Le renforcement des expulsions des Comoriens hors de Mayotte, décidé par Paris il y a quelques jours, irrite le gouvernement de Moroni. Les Comores revendiquent la souverainté de Mayotte et refusent de récupérer ces citoyens expulsés -selon le gouvernement- illégalement de l'île. Moroni interdit désormais aux bateaux chargés du rapatriement d'accoster aux Comores.
Dans le port de Mutsamudu, la capitale de l'île comorienne d'Anjouan, c'est un petit manège auquel ces pêcheurs ne prêtent même plus attention. Les clandestins qui embarquent vers l'île française de Mayotte dans l'espoir d'une vie meilleure sont environ 20 000 chaque année. Ils en reviennent aussi sec, expulsés et leurs économies souvent liquidées par les passeurs.
Pour certains ces aller-retours en clandestinité sont même devenue une habitude. Sur la place M'roni, Youssouf, la quarantaine attend son prochain départ pour le département français d'outre-mer. Il vient pourtant d'en être tout juste expulsé pour la troisième fois, faute de papiers en règle.
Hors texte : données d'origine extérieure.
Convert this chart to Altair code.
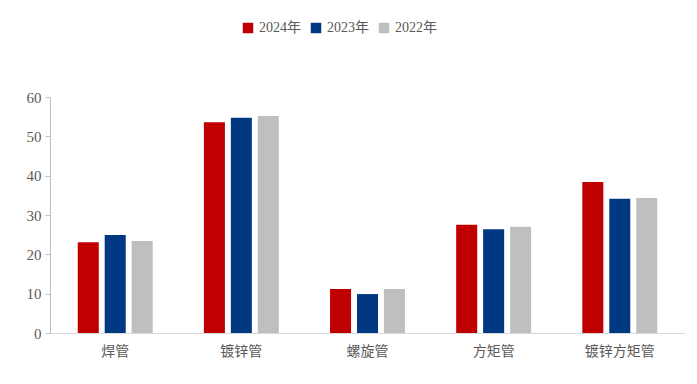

"Je vais à Mayotte pour des soins. J'en profite pour entamer des démarches de régularisation de ma situation. Quand je veux partir, j'ai des amis à la police aux frontières, je les appelle, et ils viennent me chercher, ça se passe très bien." Youssouf Salim, clandestin expulsé de Mayotte
Une décontraction apparente qui cache mal le malaise de ces Comoriens engagés malgré eux dans le bras de fer entre ce petit archipel de l'océan Indien et la France.
Ibrahim compte une dizaine d'expulsions depuis 1991, la dernière il y a seulement deux semaines.
"J'ai une femme, et trois enfants qui ont la nationalité française, j'ai demandé plusieurs fois un titre de séjour mais on me l'a toujours refusé. Ce qui est insupportable, ce sont les menaces et les humiliations des forces de l'ordre." Ibrahim Houssein, mécanicien originaire de la Grande-Comore
Mayotte, France : depuis un mois l'île est paralysée par un mouvement de contestation sociale contre cette immigration clandestine.
À Mayotte, les Comoriens sont accusés de tous les maux explique Solène Dia, chargée de projet à l'association Cimade : « Il y a un climat délétère qui s'est installé sur l'île. La peur, les gens l'ont déjà puisqu'à Mayotte être interpellé et être embarqué au CRA (Centre de rétention administratif), c'est quelque chose de très commun finalement. Sauf que là, il y a un climat qui fait que ces gens ont encore plus peur parce qu'ils savent que ça peut être à n'importe quel moment, ils savent surtout qu'il y a des possibilités de représailles de la part de populations qui sont sur le territoire et ils ont la peur d'être encore plus stigmatisés. »
A Mayotte selon plusieurs rapports de l'INSEE, la population étrangère estimée à 40% est majoritairement en situation régulière ou en voie de régularisation.